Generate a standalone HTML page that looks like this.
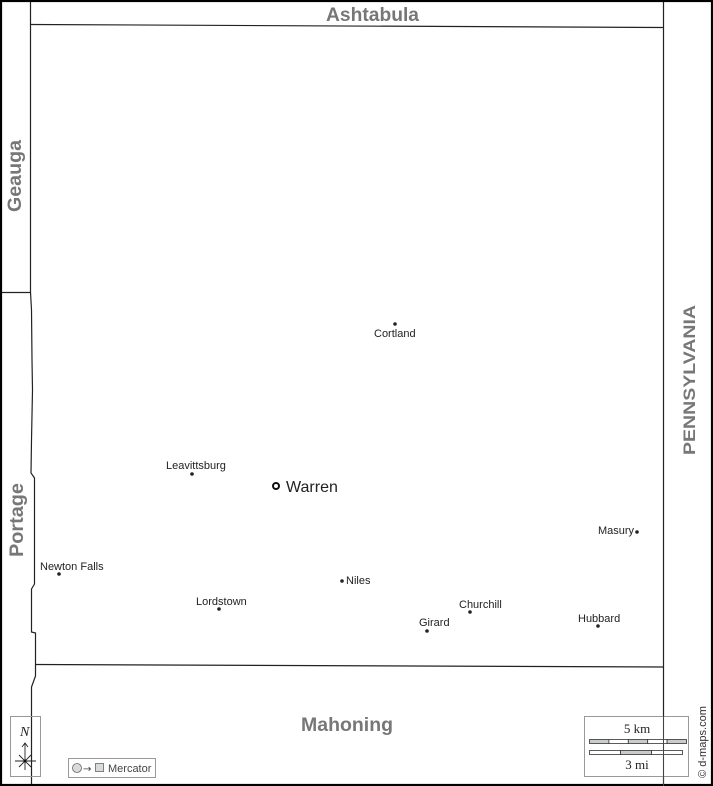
<!DOCTYPE html>
<html><head><meta charset="utf-8"><style>
html,body{margin:0;padding:0;background:#fff;}
svg{display:block;}
</style></head><body>
<svg width="713" height="786" viewBox="0 0 713 786" xmlns="http://www.w3.org/2000/svg">
<rect x="0" y="0" width="713" height="786" fill="#fff"/>
<!-- boundaries -->
<g fill="none" stroke="#222" stroke-width="1.2">
<line x1="30.5" y1="0" x2="30.5" y2="292"/>
<line x1="0" y1="292.5" x2="30.5" y2="292.5"/>
<line x1="30.5" y1="24.5" x2="663" y2="27.5"/>
<line x1="663.5" y1="0" x2="663.5" y2="786"/>
<line x1="35" y1="664.5" x2="663" y2="667"/>
<polyline points="30.5,292 31.5,310 32,360 32.5,390 31.5,440 31,473 34.5,478 34.5,584 31.5,589 31.5,632 35.5,633 35.5,676 31.5,687 31.5,786"/>
</g>
<!-- outer frame -->
<rect x="1" y="1" width="711" height="784" fill="none" stroke="#000" stroke-width="2.2"/>
<!-- neighbour labels -->
<g font-family="Liberation Sans, Arial, sans-serif" font-weight="bold" font-size="19" fill="#777">
<text x="326" y="21" textLength="93" lengthAdjust="spacingAndGlyphs">Ashtabula</text>
<text x="301" y="731" textLength="92" lengthAdjust="spacingAndGlyphs">Mahoning</text>
<text transform="translate(21,212) rotate(-90)" x="0" y="0" textLength="72" lengthAdjust="spacingAndGlyphs">Geauga</text>
<text transform="translate(23,557) rotate(-90)" x="0" y="0" textLength="74" lengthAdjust="spacingAndGlyphs">Portage</text>
<text transform="translate(695,455) rotate(-90)" x="0" y="0" font-size="17" textLength="150" lengthAdjust="spacingAndGlyphs">PENNSYLVANIA</text>
</g>
<!-- towns -->
<g fill="#222">
<circle cx="395" cy="324" r="1.8"/>
<circle cx="192" cy="474" r="1.8"/>
<circle cx="59" cy="574" r="1.8"/>
<circle cx="342" cy="581" r="1.8"/>
<circle cx="219" cy="609" r="1.8"/>
<circle cx="637" cy="532" r="1.8"/>
<circle cx="470" cy="612" r="1.8"/>
<circle cx="427" cy="631" r="1.8"/>
<circle cx="598" cy="626" r="1.8"/>
</g>
<circle cx="276" cy="486" r="3" fill="#fff" stroke="#111" stroke-width="2"/>
<g font-family="Liberation Sans, Arial, sans-serif" font-size="11" fill="#222">
<text x="374" y="337">Cortland</text>
<text x="166" y="469">Leavittsburg</text>
<text x="40" y="570">Newton Falls</text>
<text x="346" y="584">Niles</text>
<text x="196" y="605">Lordstown</text>
<text x="598" y="534">Masury</text>
<text x="459" y="608">Churchill</text>
<text x="419" y="626">Girard</text>
<text x="578" y="622">Hubbard</text>
<text x="286" y="492" font-size="16">Warren</text>
</g>
<!-- north arrow -->
<rect x="10.5" y="716.5" width="30" height="60" fill="none" stroke="#999" stroke-width="1"/>
<text x="20" y="736" font-family="Liberation Serif, serif" font-style="italic" font-size="14" fill="#222">N</text>
<g stroke="#222" stroke-width="0.9" fill="none">
<line x1="25" y1="743" x2="25" y2="770"/>
<polyline points="22,747 25,743 28,747"/>
<line x1="15" y1="761" x2="36" y2="761"/>
<line x1="19" y1="755" x2="31" y2="767"/>
<line x1="31" y1="755" x2="19" y2="767"/>
</g>
<circle cx="25" cy="761" r="1.5" fill="#111"/>
<!-- mercator box -->
<rect x="68.5" y="758.5" width="87" height="19" fill="#fff" stroke="#999" stroke-width="1"/>
<circle cx="77" cy="768" r="4.5" fill="#d6dcdc" stroke="#666" stroke-width="0.8"/>
<text x="83" y="772" font-family="DejaVu Sans, sans-serif" font-size="10" fill="#444">→</text>
<rect x="95.5" y="763.5" width="8" height="8" fill="#d6dcdc" stroke="#666" stroke-width="0.8"/>
<text x="108" y="772" font-family="Liberation Sans, Arial, sans-serif" font-size="11" fill="#444">Mercator</text>
<!-- scale box -->
<rect x="584.5" y="716.5" width="104" height="60" fill="#fff" fill-opacity="0.6" stroke="#999" stroke-width="1"/>
<text x="637" y="733" text-anchor="middle" font-family="Liberation Serif, serif" font-size="13" fill="#222">5 km</text>
<text x="637" y="769" text-anchor="middle" font-family="Liberation Serif, serif" font-size="13" fill="#222">3 mi</text>
<g stroke="#333" stroke-width="0.8">
<rect x="589.5" y="739.5" width="19.4" height="4" fill="#c8cccc"/>
<rect x="608.9" y="739.5" width="19.4" height="4" fill="#fff"/>
<rect x="628.3" y="739.5" width="19.4" height="4" fill="#c8cccc"/>
<rect x="647.7" y="739.5" width="19.4" height="4" fill="#fff"/>
<rect x="667.1" y="739.5" width="19.4" height="4" fill="#c8cccc"/>
<rect x="589.5" y="750.5" width="31" height="4" fill="#fff"/>
<rect x="620.5" y="750.5" width="31" height="4" fill="#c8cccc"/>
<rect x="651.5" y="750.5" width="31" height="4" fill="#fff"/>
</g>
<line x1="663.5" y1="716" x2="663.5" y2="786" stroke="#444" stroke-width="1"/>
<text transform="translate(706,778) rotate(-90)" x="0" y="0" font-family="Liberation Sans, Arial, sans-serif" font-size="11" fill="#333" textLength="72" lengthAdjust="spacingAndGlyphs">© d-maps.com</text>
</svg>
</body></html>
- - -
Return the full material word for word. Do not include the pictures.

Response below:
Generate a standalone HTML page that looks like this.
<!DOCTYPE html>
<html><head><meta charset="utf-8"><style>
html,body{margin:0;padding:0;background:#fff;}
svg{display:block;}
</style></head><body>
<svg width="713" height="786" viewBox="0 0 713 786" xmlns="http://www.w3.org/2000/svg">
<rect x="0" y="0" width="713" height="786" fill="#fff"/>
<!-- boundaries -->
<g fill="none" stroke="#222" stroke-width="1.2">
<line x1="30.5" y1="0" x2="30.5" y2="292"/>
<line x1="0" y1="292.5" x2="30.5" y2="292.5"/>
<line x1="30.5" y1="24.5" x2="663" y2="27.5"/>
<line x1="663.5" y1="0" x2="663.5" y2="786"/>
<line x1="35" y1="664.5" x2="663" y2="667"/>
<polyline points="30.5,292 31.5,310 32,360 32.5,390 31.5,440 31,473 34.5,478 34.5,584 31.5,589 31.5,632 35.5,633 35.5,676 31.5,687 31.5,786"/>
</g>
<!-- outer frame -->
<rect x="1" y="1" width="711" height="784" fill="none" stroke="#000" stroke-width="2.2"/>
<!-- neighbour labels -->
<g font-family="Liberation Sans, Arial, sans-serif" font-weight="bold" font-size="19" fill="#777">
<text x="326" y="21" textLength="93" lengthAdjust="spacingAndGlyphs">Ashtabula</text>
<text x="301" y="731" textLength="92" lengthAdjust="spacingAndGlyphs">Mahoning</text>
<text transform="translate(21,212) rotate(-90)" x="0" y="0" textLength="72" lengthAdjust="spacingAndGlyphs">Geauga</text>
<text transform="translate(23,557) rotate(-90)" x="0" y="0" textLength="74" lengthAdjust="spacingAndGlyphs">Portage</text>
<text transform="translate(695,455) rotate(-90)" x="0" y="0" font-size="17" textLength="150" lengthAdjust="spacingAndGlyphs">PENNSYLVANIA</text>
</g>
<!-- towns -->
<g fill="#222">
<circle cx="395" cy="324" r="1.8"/>
<circle cx="192" cy="474" r="1.8"/>
<circle cx="59" cy="574" r="1.8"/>
<circle cx="342" cy="581" r="1.8"/>
<circle cx="219" cy="609" r="1.8"/>
<circle cx="637" cy="532" r="1.8"/>
<circle cx="470" cy="612" r="1.8"/>
<circle cx="427" cy="631" r="1.8"/>
<circle cx="598" cy="626" r="1.8"/>
</g>
<circle cx="276" cy="486" r="3" fill="#fff" stroke="#111" stroke-width="2"/>
<g font-family="Liberation Sans, Arial, sans-serif" font-size="11" fill="#222">
<text x="374" y="337">Cortland</text>
<text x="166" y="469">Leavittsburg</text>
<text x="40" y="570">Newton Falls</text>
<text x="346" y="584">Niles</text>
<text x="196" y="605">Lordstown</text>
<text x="598" y="534">Masury</text>
<text x="459" y="608">Churchill</text>
<text x="419" y="626">Girard</text>
<text x="578" y="622">Hubbard</text>
<text x="286" y="492" font-size="16">Warren</text>
</g>
<!-- north arrow -->
<rect x="10.5" y="716.5" width="30" height="60" fill="none" stroke="#999" stroke-width="1"/>
<text x="20" y="736" font-family="Liberation Serif, serif" font-style="italic" font-size="14" fill="#222">N</text>
<g stroke="#222" stroke-width="0.9" fill="none">
<line x1="25" y1="743" x2="25" y2="770"/>
<polyline points="22,747 25,743 28,747"/>
<line x1="15" y1="761" x2="36" y2="761"/>
<line x1="19" y1="755" x2="31" y2="767"/>
<line x1="31" y1="755" x2="19" y2="767"/>
</g>
<circle cx="25" cy="761" r="1.5" fill="#111"/>
<!-- mercator box -->
<rect x="68.5" y="758.5" width="87" height="19" fill="#fff" stroke="#999" stroke-width="1"/>
<circle cx="77" cy="768" r="4.5" fill="#d6dcdc" stroke="#666" stroke-width="0.8"/>
<text x="83" y="772" font-family="DejaVu Sans, sans-serif" font-size="10" fill="#444">→</text>
<rect x="95.5" y="763.5" width="8" height="8" fill="#d6dcdc" stroke="#666" stroke-width="0.8"/>
<text x="108" y="772" font-family="Liberation Sans, Arial, sans-serif" font-size="11" fill="#444">Mercator</text>
<!-- scale box -->
<rect x="584.5" y="716.5" width="104" height="60" fill="#fff" fill-opacity="0.6" stroke="#999" stroke-width="1"/>
<text x="637" y="733" text-anchor="middle" font-family="Liberation Serif, serif" font-size="13" fill="#222">5 km</text>
<text x="637" y="769" text-anchor="middle" font-family="Liberation Serif, serif" font-size="13" fill="#222">3 mi</text>
<g stroke="#333" stroke-width="0.8">
<rect x="589.5" y="739.5" width="19.4" height="4" fill="#c8cccc"/>
<rect x="608.9" y="739.5" width="19.4" height="4" fill="#fff"/>
<rect x="628.3" y="739.5" width="19.4" height="4" fill="#c8cccc"/>
<rect x="647.7" y="739.5" width="19.4" height="4" fill="#fff"/>
<rect x="667.1" y="739.5" width="19.4" height="4" fill="#c8cccc"/>
<rect x="589.5" y="750.5" width="31" height="4" fill="#fff"/>
<rect x="620.5" y="750.5" width="31" height="4" fill="#c8cccc"/>
<rect x="651.5" y="750.5" width="31" height="4" fill="#fff"/>
</g>
<line x1="663.5" y1="716" x2="663.5" y2="786" stroke="#444" stroke-width="1"/>
<text transform="translate(706,778) rotate(-90)" x="0" y="0" font-family="Liberation Sans, Arial, sans-serif" font-size="11" fill="#333" textLength="72" lengthAdjust="spacingAndGlyphs">© d-maps.com</text>
</svg>
</body></html>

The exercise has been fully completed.